- [Brief] Copy out all of the material, matching it word for word.

- [Data provided]

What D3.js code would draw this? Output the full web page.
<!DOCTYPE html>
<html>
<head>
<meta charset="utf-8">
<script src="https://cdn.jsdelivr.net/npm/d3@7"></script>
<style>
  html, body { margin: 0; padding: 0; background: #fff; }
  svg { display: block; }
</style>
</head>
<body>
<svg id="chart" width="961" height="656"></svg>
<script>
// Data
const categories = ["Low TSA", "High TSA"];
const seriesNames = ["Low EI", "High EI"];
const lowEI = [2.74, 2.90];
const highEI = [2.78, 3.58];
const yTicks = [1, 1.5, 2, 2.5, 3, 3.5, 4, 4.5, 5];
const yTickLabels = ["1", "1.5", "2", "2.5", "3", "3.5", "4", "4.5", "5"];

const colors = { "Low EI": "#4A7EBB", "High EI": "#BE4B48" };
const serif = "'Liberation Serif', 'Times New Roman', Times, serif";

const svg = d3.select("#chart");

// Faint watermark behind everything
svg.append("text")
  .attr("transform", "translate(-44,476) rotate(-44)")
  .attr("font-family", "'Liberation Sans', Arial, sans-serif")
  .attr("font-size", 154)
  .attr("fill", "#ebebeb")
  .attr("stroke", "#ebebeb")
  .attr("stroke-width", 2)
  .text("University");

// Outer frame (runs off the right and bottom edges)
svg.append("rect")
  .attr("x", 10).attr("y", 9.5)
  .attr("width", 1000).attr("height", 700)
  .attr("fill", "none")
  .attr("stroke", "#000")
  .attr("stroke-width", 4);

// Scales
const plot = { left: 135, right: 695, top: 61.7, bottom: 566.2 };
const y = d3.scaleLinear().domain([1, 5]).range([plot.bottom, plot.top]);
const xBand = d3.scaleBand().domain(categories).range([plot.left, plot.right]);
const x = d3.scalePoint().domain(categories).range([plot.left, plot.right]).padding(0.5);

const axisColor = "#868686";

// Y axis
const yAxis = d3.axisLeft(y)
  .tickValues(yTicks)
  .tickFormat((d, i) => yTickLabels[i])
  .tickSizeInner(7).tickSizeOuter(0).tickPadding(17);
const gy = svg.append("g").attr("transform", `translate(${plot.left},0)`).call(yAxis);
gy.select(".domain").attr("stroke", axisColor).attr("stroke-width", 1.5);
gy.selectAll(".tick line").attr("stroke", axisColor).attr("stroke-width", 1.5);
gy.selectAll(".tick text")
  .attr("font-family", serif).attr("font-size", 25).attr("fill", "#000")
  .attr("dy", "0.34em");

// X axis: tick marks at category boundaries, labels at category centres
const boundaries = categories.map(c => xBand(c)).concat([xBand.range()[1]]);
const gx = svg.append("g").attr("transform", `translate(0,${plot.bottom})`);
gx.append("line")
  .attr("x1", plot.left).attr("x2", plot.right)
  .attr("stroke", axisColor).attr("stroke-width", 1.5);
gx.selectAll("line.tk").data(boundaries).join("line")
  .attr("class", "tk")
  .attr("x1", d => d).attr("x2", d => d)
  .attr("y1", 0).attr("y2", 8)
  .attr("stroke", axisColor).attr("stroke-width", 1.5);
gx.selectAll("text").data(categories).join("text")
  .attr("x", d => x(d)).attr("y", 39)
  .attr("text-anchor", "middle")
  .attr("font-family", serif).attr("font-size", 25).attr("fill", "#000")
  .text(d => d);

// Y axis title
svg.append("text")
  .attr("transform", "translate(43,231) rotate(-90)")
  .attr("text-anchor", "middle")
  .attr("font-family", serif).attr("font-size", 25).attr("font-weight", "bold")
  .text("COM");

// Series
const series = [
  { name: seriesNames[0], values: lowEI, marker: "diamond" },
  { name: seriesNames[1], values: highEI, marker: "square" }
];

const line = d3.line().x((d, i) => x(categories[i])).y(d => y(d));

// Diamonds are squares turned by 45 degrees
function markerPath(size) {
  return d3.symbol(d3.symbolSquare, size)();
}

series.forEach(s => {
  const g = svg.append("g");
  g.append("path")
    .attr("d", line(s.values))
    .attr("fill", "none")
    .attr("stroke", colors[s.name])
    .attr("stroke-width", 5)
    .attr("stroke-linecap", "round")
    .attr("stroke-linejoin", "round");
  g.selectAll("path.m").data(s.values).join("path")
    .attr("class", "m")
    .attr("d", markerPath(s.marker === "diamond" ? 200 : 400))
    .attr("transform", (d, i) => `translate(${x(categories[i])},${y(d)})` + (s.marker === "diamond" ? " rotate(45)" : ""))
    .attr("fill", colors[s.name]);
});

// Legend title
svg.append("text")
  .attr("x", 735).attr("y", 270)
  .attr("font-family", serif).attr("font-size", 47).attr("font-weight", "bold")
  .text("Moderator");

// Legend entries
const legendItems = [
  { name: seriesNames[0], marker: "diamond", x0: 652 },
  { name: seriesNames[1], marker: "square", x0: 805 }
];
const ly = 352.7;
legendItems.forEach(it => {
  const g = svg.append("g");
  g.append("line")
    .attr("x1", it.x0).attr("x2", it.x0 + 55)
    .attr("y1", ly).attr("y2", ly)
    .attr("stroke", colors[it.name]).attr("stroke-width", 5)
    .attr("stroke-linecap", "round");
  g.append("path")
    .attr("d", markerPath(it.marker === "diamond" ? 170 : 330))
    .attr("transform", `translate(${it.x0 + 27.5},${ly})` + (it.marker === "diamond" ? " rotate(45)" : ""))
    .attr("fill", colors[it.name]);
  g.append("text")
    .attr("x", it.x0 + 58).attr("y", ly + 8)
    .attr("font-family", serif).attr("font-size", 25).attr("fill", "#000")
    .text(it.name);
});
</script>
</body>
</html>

- [Final result]
What D3.js code would draw this? Output the full web page.
<!DOCTYPE html>
<html>
<head>
<meta charset="utf-8">
<script src="https://cdn.jsdelivr.net/npm/d3@7"></script>
<style>
  html, body { margin: 0; padding: 0; background: #fff; }
  svg { display: block; }
</style>
</head>
<body>
<svg id="chart" width="961" height="656"></svg>
<script>
// Data
const categories = ["Low TSA", "High TSA"];
const seriesNames = ["Low EI", "High EI"];
const lowEI = [2.74, 2.90];
const highEI = [2.78, 3.58];
const yTicks = [1, 1.5, 2, 2.5, 3, 3.5, 4, 4.5, 5];
const yTickLabels = ["1", "1.5", "2", "2.5", "3", "3.5", "4", "4.5", "5"];

const colors = { "Low EI": "#4A7EBB", "High EI": "#BE4B48" };
const serif = "'Liberation Serif', 'Times New Roman', Times, serif";

const svg = d3.select("#chart");

// Faint watermark behind everything
svg.append("text")
  .attr("transform", "translate(-44,476) rotate(-44)")
  .attr("font-family", "'Liberation Sans', Arial, sans-serif")
  .attr("font-size", 154)
  .attr("fill", "#ebebeb")
  .attr("stroke", "#ebebeb")
  .attr("stroke-width", 2)
  .text("University");

// Outer frame (runs off the right and bottom edges)
svg.append("rect")
  .attr("x", 10).attr("y", 9.5)
  .attr("width", 1000).attr("height", 700)
  .attr("fill", "none")
  .attr("stroke", "#000")
  .attr("stroke-width", 4);

// Scales
const plot = { left: 135, right: 695, top: 61.7, bottom: 566.2 };
const y = d3.scaleLinear().domain([1, 5]).range([plot.bottom, plot.top]);
const xBand = d3.scaleBand().domain(categories).range([plot.left, plot.right]);
const x = d3.scalePoint().domain(categories).range([plot.left, plot.right]).padding(0.5);

const axisColor = "#868686";

// Y axis
const yAxis = d3.axisLeft(y)
  .tickValues(yTicks)
  .tickFormat((d, i) => yTickLabels[i])
  .tickSizeInner(7).tickSizeOuter(0).tickPadding(17);
const gy = svg.append("g").attr("transform", `translate(${plot.left},0)`).call(yAxis);
gy.select(".domain").attr("stroke", axisColor).attr("stroke-width", 1.5);
gy.selectAll(".tick line").attr("stroke", axisColor).attr("stroke-width", 1.5);
gy.selectAll(".tick text")
  .attr("font-family", serif).attr("font-size", 25).attr("fill", "#000")
  .attr("dy", "0.34em");

// X axis: tick marks at category boundaries, labels at category centres
const boundaries = categories.map(c => xBand(c)).concat([xBand.range()[1]]);
const gx = svg.append("g").attr("transform", `translate(0,${plot.bottom})`);
gx.append("line")
  .attr("x1", plot.left).attr("x2", plot.right)
  .attr("stroke", axisColor).attr("stroke-width", 1.5);
gx.selectAll("line.tk").data(boundaries).join("line")
  .attr("class", "tk")
  .attr("x1", d => d).attr("x2", d => d)
  .attr("y1", 0).attr("y2", 8)
  .attr("stroke", axisColor).attr("stroke-width", 1.5);
gx.selectAll("text").data(categories).join("text")
  .attr("x", d => x(d)).attr("y", 39)
  .attr("text-anchor", "middle")
  .attr("font-family", serif).attr("font-size", 25).attr("fill", "#000")
  .text(d => d);

// Y axis title
svg.append("text")
  .attr("transform", "translate(43,231) rotate(-90)")
  .attr("text-anchor", "middle")
  .attr("font-family", serif).attr("font-size", 25).attr("font-weight", "bold")
  .text("COM");

// Series
const series = [
  { name: seriesNames[0], values: lowEI, marker: "diamond" },
  { name: seriesNames[1], values: highEI, marker: "square" }
];

const line = d3.line().x((d, i) => x(categories[i])).y(d => y(d));

// Diamonds are squares turned by 45 degrees
function markerPath(size) {
  return d3.symbol(d3.symbolSquare, size)();
}

series.forEach(s => {
  const g = svg.append("g");
  g.append("path")
    .attr("d", line(s.values))
    .attr("fill", "none")
    .attr("stroke", colors[s.name])
    .attr("stroke-width", 5)
    .attr("stroke-linecap", "round")
    .attr("stroke-linejoin", "round");
  g.selectAll("path.m").data(s.values).join("path")
    .attr("class", "m")
    .attr("d", markerPath(s.marker === "diamond" ? 200 : 400))
    .attr("transform", (d, i) => `translate(${x(categories[i])},${y(d)})` + (s.marker === "diamond" ? " rotate(45)" : ""))
    .attr("fill", colors[s.name]);
});

// Legend title
svg.append("text")
  .attr("x", 735).attr("y", 270)
  .attr("font-family", serif).attr("font-size", 47).attr("font-weight", "bold")
  .text("Moderator");

// Legend entries
const legendItems = [
  { name: seriesNames[0], marker: "diamond", x0: 652 },
  { name: seriesNames[1], marker: "square", x0: 805 }
];
const ly = 352.7;
legendItems.forEach(it => {
  const g = svg.append("g");
  g.append("line")
    .attr("x1", it.x0).attr("x2", it.x0 + 55)
    .attr("y1", ly).attr("y2", ly)
    .attr("stroke", colors[it.name]).attr("stroke-width", 5)
    .attr("stroke-linecap", "round");
  g.append("path")
    .attr("d", markerPath(it.marker === "diamond" ? 170 : 330))
    .attr("transform", `translate(${it.x0 + 27.5},${ly})` + (it.marker === "diamond" ? " rotate(45)" : ""))
    .attr("fill", colors[it.name]);
  g.append("text")
    .attr("x", it.x0 + 58).attr("y", ly + 8)
    .attr("font-family", serif).attr("font-size", 25).attr("fill", "#000")
    .text(it.name);
});
</script>
</body>
</html>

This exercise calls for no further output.